Non siamo condannati all’alveare. Non siamo predestinati a vivere dentro una rete di occhi digitali che ci analizzano come cavie in un laboratorio algoritmico. Ma uscire da questa traiettoria richiede qualcosa che oggi manca: consapevolezza, competenza, e soprattutto coraggio politico.
La prima domanda è semplice, ma radicale: chi ha accesso ai dati raccolti? La seconda è ancora più scomoda: a quale scopo vengono usati?
Finché le risposte resteranno confinate nei server dei fornitori, nelle policy scritte in legalese e nei silenzi dei dirigenti comunali, la sorveglianza urbana resterà un’operazione coloniale: un’appropriazione di comportamenti a fini di mercato. Per questo servono strumenti radicali.
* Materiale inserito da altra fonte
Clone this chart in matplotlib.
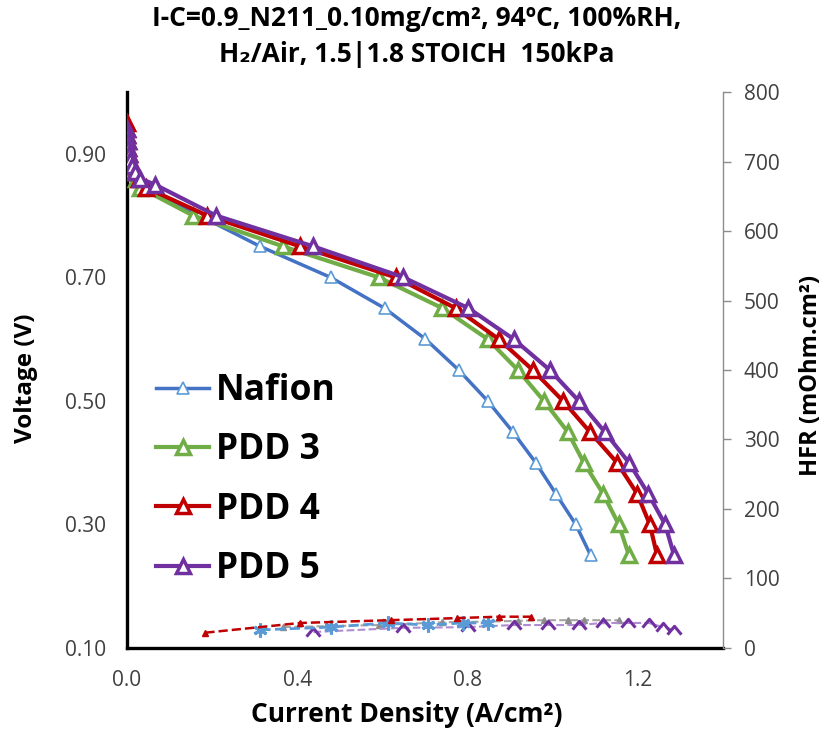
import matplotlib.pyplot as plt
from matplotlib.path import Path

plt.rcParams['font.family'] = ['Open Sans', 'DejaVu Sans']

# polarization curves: current density (A/cm2) vs voltage (V)
naf_i = [0.0, 0.001, 0.002, 0.004, 0.006, 0.009, 0.013, 0.02, 0.035, 0.17, 0.313, 0.478,
         0.605, 0.701, 0.779, 0.847, 0.906, 0.960, 1.007, 1.054, 1.089]
naf_v = [0.93, 0.92, 0.91, 0.90, 0.89, 0.88, 0.87, 0.86, 0.85, 0.80, 0.75, 0.70,
         0.65, 0.60, 0.55, 0.50, 0.45, 0.40, 0.35, 0.30, 0.25]

p3_i = [0.0, 0.001, 0.003, 0.005, 0.008, 0.012, 0.02, 0.031, 0.155, 0.367, 0.591,
        0.741, 0.847, 0.918, 0.979, 1.035, 1.073, 1.118, 1.155, 1.179]
p3_v = [0.92, 0.91, 0.90, 0.89, 0.88, 0.87, 0.86, 0.845, 0.80, 0.75, 0.70,
        0.65, 0.60, 0.55, 0.50, 0.45, 0.40, 0.35, 0.30, 0.25]

p4_i = [0.0, 0.0, 0.001, 0.002, 0.003, 0.005, 0.008, 0.012, 0.018, 0.027, 0.045, 0.188,
        0.407, 0.631, 0.772, 0.873, 0.953, 1.024, 1.087, 1.151, 1.198, 1.228, 1.245]
p4_v = [0.95, 0.94, 0.93, 0.92, 0.91, 0.90, 0.89, 0.88, 0.87, 0.86, 0.845, 0.80,
        0.75, 0.70, 0.65, 0.60, 0.55, 0.50, 0.45, 0.40, 0.35, 0.30, 0.25]

p5_i = [0.0, 0.001, 0.002, 0.003, 0.005, 0.008, 0.012, 0.018, 0.03, 0.066, 0.209,
        0.438, 0.649, 0.802, 0.908, 0.993, 1.061, 1.122, 1.179, 1.224, 1.264, 1.285]
p5_v = [0.94, 0.93, 0.92, 0.91, 0.90, 0.89, 0.88, 0.87, 0.86, 0.85, 0.80,
        0.75, 0.70, 0.65, 0.60, 0.55, 0.50, 0.45, 0.40, 0.35, 0.30, 0.25]

# HFR (mOhm.cm2)
naf_hfr_i = [0.313, 0.478, 0.612, 0.706, 0.788, 0.849]
naf_hfr = [26, 30, 36, 33, 36, 36]
p3_hfr_i = [0.367, 0.591, 0.741, 0.847, 0.918, 0.979, 1.035, 1.073, 1.118, 1.155]
p3_hfr = [30, 33, 37, 38, 39, 40, 40, 40, 40, 40]
p4_hfr_i = [0.184, 0.407, 0.619, 0.776, 0.873, 0.948]
p4_hfr = [22, 36, 40, 43, 45, 45]
p5_hfr_i = [0.438, 0.649, 0.80, 0.908, 0.988, 1.061, 1.118, 1.176, 1.226, 1.259, 1.285]
p5_hfr = [23, 29, 30, 33, 33, 33, 36, 36, 36, 30, 26]

caret = Path([(-1, -0.6), (0, 0.6), (1, -0.6)], [Path.MOVETO, Path.LINETO, Path.LINETO])

fig = plt.figure(figsize=(8.33, 7.35), dpi=100)
ax = fig.add_axes([0.1525, 0.1184, 0.7155, 0.7564])
ax2 = ax.twinx()

ax.plot(naf_i, naf_v, color='#4472C4', lw=2.5, marker='^', ms=8, mfc='white',
        mec='#5B9BD5', mew=1.2, label='Nafion', zorder=3)
ax.plot(p3_i, p3_v, color='#70AD47', lw=3, marker='^', ms=10, mfc='white',
        mec='#70AD47', mew=2.5, label='PDD 3', zorder=3)
ax.plot(p4_i, p4_v, color='#C00000', lw=3, marker='^', ms=10, mfc='white',
        mec='#C00000', mew=2.5, label='PDD 4', zorder=3)
ax.plot(p5_i, p5_v, color='#7030A0', lw=3, marker='^', ms=10, mfc='white',
        mec='#7030A0', mew=2.5, label='PDD 5', zorder=3)

ax2.plot(p3_hfr_i, p3_hfr, color='#A5A5A5', lw=1.5, ls='--', marker='^', ms=5,
         mfc='#8C8C8C', mec='#8C8C8C')
ax2.plot(p5_hfr_i, p5_hfr, color='#B08CD0', lw=1.5, ls='--', marker=caret, ms=10,
         mfc='none', mec='#7030A0', mew=2.2)
ax2.plot(naf_hfr_i, naf_hfr, color='#5B9BD5', lw=2, ls='--', marker=(6, 2, 0), ms=10,
         mec='#5B9BD5', mew=2.2)
ax2.plot(p4_hfr_i, p4_hfr, color='#C00000', lw=1.8, ls='--', marker='^', ms=5,
         mfc='#C00000', mec='#C00000')

ax.set_xlim(0, 1.4)
ax.set_ylim(0.1, 1.0)
ax.set_xticks([0.0, 0.4, 0.8, 1.2])
ax.set_xticklabels(['0.0', '0.4', '0.8', '1.2'])
ax.set_yticks([0.1, 0.3, 0.5, 0.7, 0.9])
ax.set_yticklabels(['0.10', '0.30', '0.50', '0.70', '0.90'])
ax2.set_ylim(0, 800)
ax2.set_yticks(range(0, 801, 100))

for a in (ax, ax2):
    a.spines['top'].set_visible(False)
ax.spines['right'].set_visible(False)
ax2.spines['left'].set_visible(False)
ax2.spines['bottom'].set_visible(False)
ax.spines['left'].set_linewidth(2.4)
ax.spines['bottom'].set_linewidth(2.4)
ax2.spines['right'].set_color('#8C8C8C')
ax2.spines['right'].set_linewidth(1)

ax.tick_params(axis='y', length=0, labelsize=15, colors='#404040', pad=15)
ax.tick_params(axis='x', length=0, labelsize=15, colors='#404040', pad=16)
ax2.tick_params(axis='y', length=6, width=1, color='#8C8C8C', labelsize=15,
                labelcolor='#404040', pad=9)

ax.set_xlabel('Current Density (A/cm²)', fontsize=19, fontweight='bold')
ax.xaxis.set_label_coords(0.47, -0.095)
ax.set_ylabel('Voltage (V)', fontsize=17.5, fontweight='bold')
ax.yaxis.set_label_coords(-0.15, 0.485)
ax2.set_ylabel('HFR (mOhm.cm²)', fontsize=17, fontweight='bold')
ax2.yaxis.set_label_coords(1.128, 0.49)

fig.text(0.5, 0.993, 'I-C=0.9_N211_0.10mg/cm², 94ºC, 100%RH,\nH₂/Air, 1.5|1.8 STOICH  150kPa',
         ha='center', va='top', fontsize=19, fontweight='bold', linespacing=1.4)

ax.legend(loc='center left', bbox_to_anchor=(0.025, 0.302), frameon=False,
          prop={'size': 25.5, 'weight': 'bold'}, handlelength=1.5, handletextpad=0.2,
          labelspacing=0.66, borderaxespad=0)

fig.savefig('out.png', dpi=100)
Serve una “trasparenza computazionale”: ogni cittadino deve poter sapere cosa viene registrato, da quale dispositivo, per quanto tempo, con quali criteri e a beneficio di chi.
Serve una “governance pubblica dei dati”: consorzi civici, organismi indipendenti, audizioni pubbliche, strumenti deliberativi.
Serve un “diritto alla non sorveglianza”: spazi liberi da occhi elettronici, in cui sia possibile esistere senza lasciare traccia, pensare senza essere processati, deviare senza essere normalizzati.
La sicurezza è una cura collettiva. Le città non si rendono più vivibili riempiendole di telecamere, ma coltivando reti umane, servizi di prossimità, educazione civica, fiducia sociale. La sicurezza si costruisce prima del crimine, non dopo. E non si installa: si genera.
La battaglia per la libertà e la democrazia non si giocherà più solo nei parlamenti, ma negli archivi dei dati. Nei log di accesso. Nei protocolli di sorveglianza. Nei dettagli tecnici che oggi solo pochi comprendono, ma che definiscono i limiti invisibili della nostra esistenza.
La domanda non è più “chi ci guarda?”, ma “con quale diritto, verso quale fine e con quale giustificazione morale?”
Un futuro digitale è ancora possibile, ma solo se sapremo renderlo abitabile. E un futuro è abitabile solo quando chi lo abita ha il potere di riscriverne le regole.